Bilodeau-Gauthier, S., D. Pare, C. Messier and N. Belanger. 2013. Canadian Journal of Forest Research


Successful establishment of fast-growing trees could depend on early root development and the access to belowground resources. Boreal podzolic soils present a distinctive vertical zonation wherein nutrient availability and the presence of plant roots decline sharply with depth. Mechanical soil preparation that modifies the vertical arrangement of soil layers creates microsites with improved physical conditions but potentially lower nutrient availability. We compared the vertical distribution of proximal roots of young hybrid poplars in soil layers of mechanically prepared (by mounding) and unprepared microsites. We also evaluated the relationship between root distribution and the availability and mineralization of soil nitrogen. Hybrid poplar roots were less abundant in the surface organic layer of unprepared soils, whereas they proliferated in the buried organic layer of mounds.

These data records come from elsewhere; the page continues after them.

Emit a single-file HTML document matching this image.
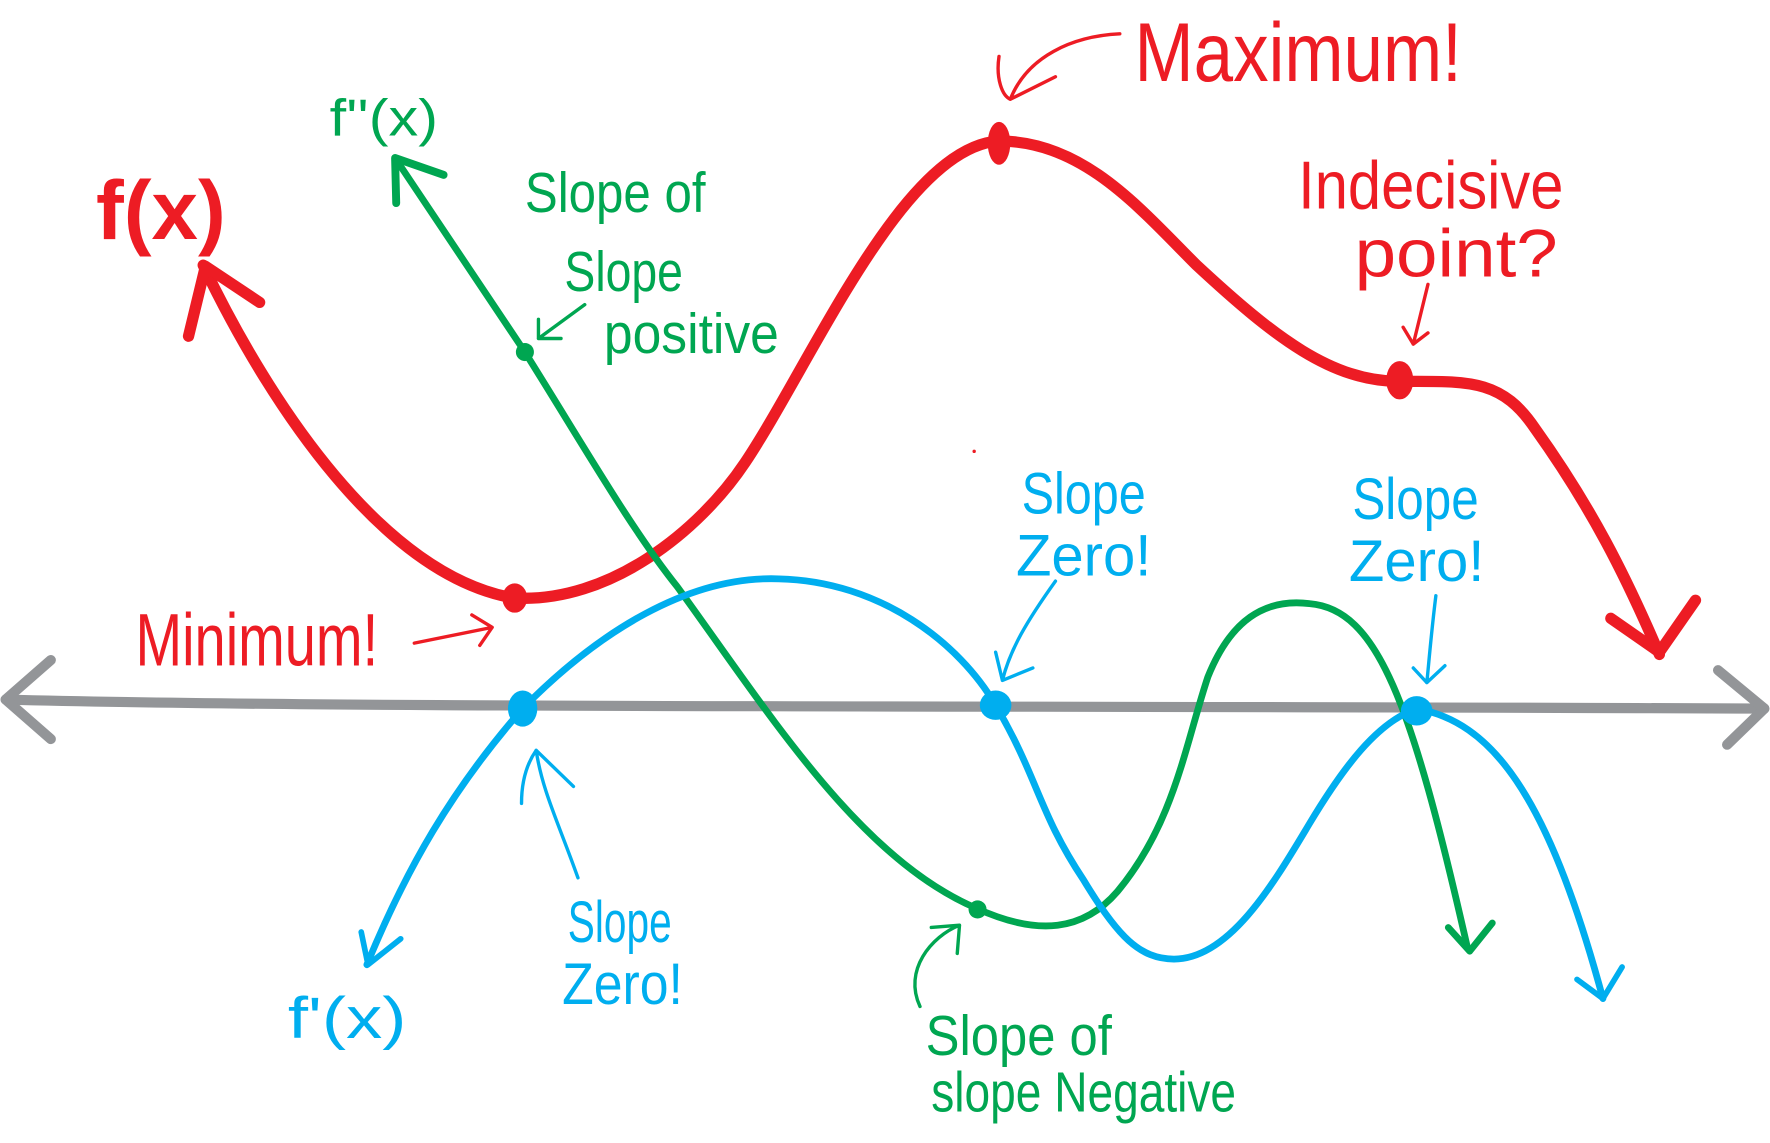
<!DOCTYPE html>
<html><head><meta charset="utf-8"><style>
html,body{margin:0;padding:0;background:#fff;}
svg{display:block}
text{font-family:"Liberation Sans Narrow","Liberation Sans",sans-serif;}
</style></head><body>
<svg width="1770" height="1143" viewBox="0 0 1568 1013" preserveAspectRatio="none" xmlns="http://www.w3.org/2000/svg">
<g fill="none" stroke-linecap="round" stroke-linejoin="round">
<path d="M5,620 C300,628 900,625 1563,628" stroke="#939598" stroke-width="9"/>
<path d="M45,585 L5,620 L45,655" stroke="#939598" stroke-width="9"/>
<path d="M1522,594 L1563,628 L1530,660" stroke="#939598" stroke-width="9"/>
<path d="M180,235 C240,360 340,510 455,530 C540,535 620,470 660,410 C720,320 800,130 885,125 C960,125 1010,185 1060,235 C1130,300 1180,338 1240,338 C1300,338 1330,335 1360,380 C1410,450 1440,510 1470,580" stroke="#ed1c24" stroke-width="10"/>
<path d="M167,298 L182,236 L230,268" stroke="#ed1c24" stroke-width="10"/>
<path d="M1427,548 L1470,578 L1502,532" stroke="#ed1c24" stroke-width="10"/>
<path d="M350,140 L465,312 C520,400 560,470 600,520 C680,630 760,760 865,805 C920,830 960,825 990,790 C1040,730 1050,660 1070,600 C1090,550 1120,530 1160,535 C1220,540 1250,620 1300,840" stroke="#00a651" stroke-width="6"/>
<path d="M351,180 L350,140 L393,155" stroke="#00a651" stroke-width="7"/>
<path d="M1283,822 L1302,843 L1322,818" stroke="#00a651" stroke-width="6"/>
<path d="M325,855 C360,770 400,700 463,628 C530,560 610,510 690,513 C780,515 850,570 882,625 C920,690 920,720 960,780 C990,830 1010,850 1040,850 C1090,850 1130,780 1160,730 C1190,680 1220,640 1255,628 C1320,640 1370,700 1420,885" stroke="#00aeef" stroke-width="6"/>
<path d="M320,826 L326,855 L355,832" stroke="#00aeef" stroke-width="5"/>
<path d="M1397,868 L1420,885 L1437,857" stroke="#00aeef" stroke-width="5"/>
<path d="M518,270 L477,300 M477,283 L477,300 L497,300" stroke="#00a651" stroke-width="3"/>
<path d="M992,30 C950,32 910,50 895,88 M885,50 C882,70 888,85 895,88 L935,68" stroke="#ed1c24" stroke-width="3"/>
<path d="M1265,252 L1252,305 M1243,290 L1252,305 L1265,295" stroke="#ed1c24" stroke-width="3"/>
<path d="M367,570 L436,556 M418,545 L436,556 L425,572" stroke="#ed1c24" stroke-width="3"/>
<path d="M935,515 C910,550 895,575 888,603 M882,578 L888,603 L915,592" stroke="#00aeef" stroke-width="3"/>
<path d="M1272,528 C1268,560 1266,585 1264,605 M1252,592 L1264,605 L1280,590" stroke="#00aeef" stroke-width="3"/>
<path d="M512,778 C495,730 480,700 475,665 M462,712 C462,690 468,675 475,665 L508,697" stroke="#00aeef" stroke-width="3"/>
<path d="M815,892 C800,860 825,830 850,820 M825,822 L850,820 L848,845" stroke="#00a651" stroke-width="3"/>
</g>
<ellipse cx="885" cy="127" rx="10" ry="19" fill="#ed1c24"/>
<ellipse cx="456" cy="530" rx="11" ry="13" fill="#ed1c24"/>
<ellipse cx="1240" cy="337" rx="12" ry="17" fill="#ed1c24"/>
<circle cx="465" cy="312" r="8" fill="#00a651"/>
<circle cx="866" cy="806" r="8" fill="#00a651"/>
<ellipse cx="463" cy="628" rx="13" ry="16" fill="#00aeef"/>
<ellipse cx="882" cy="625" rx="14" ry="13" fill="#00aeef"/>
<ellipse cx="1255" cy="630" rx="14" ry="13" fill="#00aeef"/>
<circle cx="863" cy="400" r="1.5" fill="#ed1c24"/>
<text x="85" y="212" font-size="74" fill="#ed1c24" font-weight="bold" textLength="115" lengthAdjust="spacingAndGlyphs">f(x)</text>
<text x="292" y="120" font-size="46" fill="#00a651" textLength="96" lengthAdjust="spacingAndGlyphs">f''(x)</text>
<g fill="#00a651" font-size="50">
<text x="465" y="188" textLength="160" lengthAdjust="spacingAndGlyphs">Slope of</text>
<text x="500" y="258" textLength="105" lengthAdjust="spacingAndGlyphs">Slope</text>
<text x="535" y="313" textLength="155" lengthAdjust="spacingAndGlyphs">positive</text>
<text x="820" y="935" textLength="165" lengthAdjust="spacingAndGlyphs">Slope of</text>
<text x="825" y="985" textLength="270" lengthAdjust="spacingAndGlyphs">slope Negative</text>
</g>
<g fill="#ed1c24">
<text x="1005" y="72" font-size="74" textLength="290" lengthAdjust="spacingAndGlyphs">Maximum!</text>
<text x="1150" y="185" font-size="60" textLength="235" lengthAdjust="spacingAndGlyphs">Indecisive</text>
<text x="1200" y="245" font-size="60" textLength="180" lengthAdjust="spacingAndGlyphs">point?</text>
<text x="120" y="590" font-size="66" textLength="215" lengthAdjust="spacingAndGlyphs">Minimum!</text>
</g>
<g fill="#00aeef" font-size="52">
<text x="905" y="455" textLength="110" lengthAdjust="spacingAndGlyphs">Slope</text>
<text x="900" y="510" textLength="120" lengthAdjust="spacingAndGlyphs">Zero!</text>
<text x="1198" y="460" textLength="112" lengthAdjust="spacingAndGlyphs">Slope</text>
<text x="1195" y="515" textLength="120" lengthAdjust="spacingAndGlyphs">Zero!</text>
<text x="503" y="835" textLength="92" lengthAdjust="spacingAndGlyphs">Slope</text>
<text x="498" y="890" textLength="107" lengthAdjust="spacingAndGlyphs">Zero!</text>
<text x="255" y="920" textLength="105" lengthAdjust="spacingAndGlyphs">f'(x)</text>
</g>
</svg>
</body></html>
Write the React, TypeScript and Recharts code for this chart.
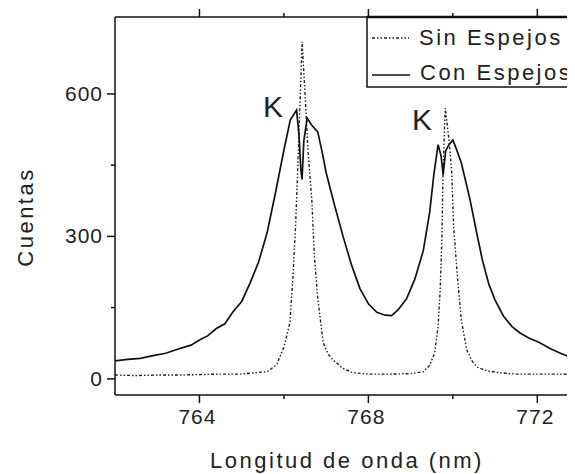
import { Line, LineChart, XAxis, YAxis } from "recharts";

// Con Espejos (solid line)
const conX = [
  762.0, 762.3, 762.6, 762.9, 763.2, 763.5, 763.8, 764.0, 764.2, 764.4, 764.6, 764.8,
  765.0, 765.2, 765.4, 765.6, 765.8, 766.0, 766.15, 766.3, 766.36, 766.4, 766.43, 766.47,
  766.55, 766.65, 766.8, 766.9, 767.0, 767.2, 767.4, 767.6, 767.8, 768.0, 768.2, 768.4,
  768.55, 768.7, 768.9, 769.1, 769.3, 769.45, 769.55, 769.65, 769.72, 769.77, 769.83, 769.9,
  770.0, 770.1, 770.2, 770.4, 770.57, 770.7, 770.85, 771.0, 771.2, 771.4, 771.6, 771.8,
  772.06, 772.3, 772.55, 772.77, 773.0, 773.2,
];
const conY = [
  38, 41, 43, 49, 54, 63, 71, 82, 91, 106, 116, 142,
  163, 202, 246, 307, 392, 482, 545, 566, 510, 440, 420, 500,
  549, 535, 520, 480, 434, 365, 300, 240, 190, 158, 140, 134,
  133, 145, 168, 210, 270, 350, 430, 493, 470, 430, 480, 492,
  503, 480, 455, 380, 305, 250, 200, 166, 132, 110, 96, 86,
  76, 64, 54, 46, 40, 37,
];

// Sin Espejos (dotted line)
const sinX = [
  762.0, 762.5, 763.0, 763.5, 764.0, 764.5, 765.0, 765.3, 765.6, 765.83, 766.0, 766.14,
  766.22, 766.28, 766.35, 766.43, 766.5, 766.57, 766.66, 766.72, 766.8, 766.93, 767.05, 767.16,
  767.4, 767.63, 768.0, 768.5, 769.0, 769.3, 769.45, 769.57, 769.65, 769.7, 769.74, 769.77,
  769.82, 769.9, 769.97, 770.02, 770.1, 770.2, 770.33, 770.45, 770.57, 770.8, 771.1, 771.5,
  772.0, 772.5, 773.0, 773.2,
];
const sinY = [
  8, 7, 8, 8, 9, 10, 10, 13, 15, 30, 67, 118,
  223, 330, 500, 710, 600, 480, 377, 260, 170, 76, 52, 40,
  22, 13, 10, 10, 11, 15, 28, 55, 110, 187, 293, 446,
  570, 510, 440, 320, 223, 124, 61, 38, 25, 17, 13, 10,
  10, 10, 9, 9,
];

const xTicks = [764, 766, 768, 770, 772];
const xLabeled = [764, 768, 772];
const yTicks = [0, 150, 300, 450, 600];
const yLabeled = [0, 300, 600];

const conData = conX.map((x, i) => ({ x, y: conY[i] }));
const sinData = sinX.map((x, i) => ({ x, y: sinY[i] }));

const font = "'Liberation Sans', Arial, sans-serif";
const ink = "#222";

function BottomTick(props: any) {
  const { x, y, payload } = props;
  const major = xLabeled.includes(payload.value);
  return (
    <g>
      <line x1={x} x2={x} y1={y} y2={y + (major ? 8 : 4)} stroke="#111" strokeWidth={1.5} />
      {major ? (
        <text x={x - 2} y={y + 29} textAnchor="middle" fontFamily={font} fontSize={21} letterSpacing={1} fill={ink}>
          {payload.value}
        </text>
      ) : null}
    </g>
  );
}

function TopTick(props: any) {
  const { x, y, payload } = props;
  const major = xLabeled.includes(payload.value);
  return <line x1={x} x2={x} y1={y} y2={y - (major ? 8 : 4)} stroke="#111" strokeWidth={1.5} />;
}

function LeftTick(props: any) {
  const { x, y, payload } = props;
  const major = yLabeled.includes(payload.value);
  return (
    <g>
      <line x1={x} x2={x - (major ? 8 : 4)} y1={y} y2={y} stroke="#111" strokeWidth={1.5} />
      {major ? (
        <text x={x - 12} y={y + 7} textAnchor="end" fontFamily={font} fontSize={21} letterSpacing={1} fill={ink}>
          {payload.value}
        </text>
      ) : null}
    </g>
  );
}

export default function App() {
  return (
    <div style={{ position: "relative", margin: "-8px 0 0 -8px", width: 575, height: 474, overflow: "hidden", background: "#fff" }}>
      <LineChart width={608} height={474} margin={{ top: 7, right: 20, left: 55, bottom: 49 }}>
        <XAxis
          xAxisId="bottom"
          dataKey="x"
          type="number"
          domain={[762, 773.2]}
          ticks={xTicks}
          interval={0}
          tick={BottomTick}
          tickSize={0}
          tickMargin={0}
          tickLine={false}
          height={30}
          axisLine={{ stroke: "#111", strokeWidth: 1.5 }}
          allowDataOverflow
        />
        <XAxis
          xAxisId="top"
          orientation="top"
          dataKey="x"
          type="number"
          domain={[762, 773.2]}
          ticks={xTicks}
          interval={0}
          tick={TopTick}
          tickSize={0}
          tickMargin={0}
          tickLine={false}
          height={10}
          axisLine={{ stroke: "#111", strokeWidth: 1.5 }}
          allowDataOverflow
        />
        <YAxis
          type="number"
          domain={[-34, 762]}
          ticks={yTicks}
          interval={0}
          tick={LeftTick}
          tickSize={0}
          tickMargin={0}
          tickLine={false}
          width={60}
          axisLine={{ stroke: "#111", strokeWidth: 1.5 }}
          allowDataOverflow
        />
        <Line
          xAxisId="bottom"
          data={sinData}
          dataKey="y"
          type="linear"
          stroke="#222"
          strokeWidth={1.4}
          strokeDasharray="3 2 1.5 2 1.5 2"
          dot={false}
          isAnimationActive={false}
        />
        <Line
          xAxisId="bottom"
          data={conData}
          dataKey="y"
          type="linear"
          stroke="#111"
          strokeWidth={1.7}
          dot={false}
          isAnimationActive={false}
        />
      </LineChart>
      <svg width={575} height={474} style={{ position: "absolute", left: 0, top: 0, pointerEvents: "none" }}>
        <rect x={367} y={17} width={300} height={70} fill="#fff" stroke="#111" strokeWidth={1.5} />
        <line x1={367} x2={575} y1={17} y2={17} stroke="#111" strokeWidth={2.5} />
        <line x1={372} x2={409} y1={38} y2={38} stroke="#222" strokeWidth={1.4} strokeDasharray="3 2 1.5 2 1.5 2" />
        <line x1={372} x2={410} y1={75} y2={75} stroke="#111" strokeWidth={1.7} />
        <text x={419} y={45} fontFamily={font} fontSize={22} letterSpacing={2.5} fill={ink}>Sin Espejos</text>
        <text x={420} y={80} fontFamily={font} fontSize={22} letterSpacing={2.5} fill={ink}>Con Espejos</text>
        <text x={263} y={117} fontFamily={font} fontSize={30} fill={ink}>K</text>
        <text x={412} y={130} fontFamily={font} fontSize={30} fill={ink}>K</text>
        <text x={347} y={468} textAnchor="middle" fontFamily={font} fontSize={22} letterSpacing={2.5} fill={ink}>
          Longitud de onda (nm)
        </text>
        <text
          x={33}
          y={217}
          textAnchor="middle"
          transform="rotate(-90 33 217)"
          fontFamily={font}
          fontSize={22}
          letterSpacing={2.5}
          fill={ink}
        >
          Cuentas
        </text>
      </svg>
    </div>
  );
}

Total mineralized N was highest in the upper mineral layer of mounds, whereas it was similar between the buried organic layer of mounds and the unprepared organic layer. Altogether, mounding created conditions conducive to greater soil N mineralization and greater production and vertical distribution of proximal roots. This possibly provided access to a larger soil volume and greater soil nutrient pools, which may explain the success of mounding in terms of above ground growth of hybrid poplars.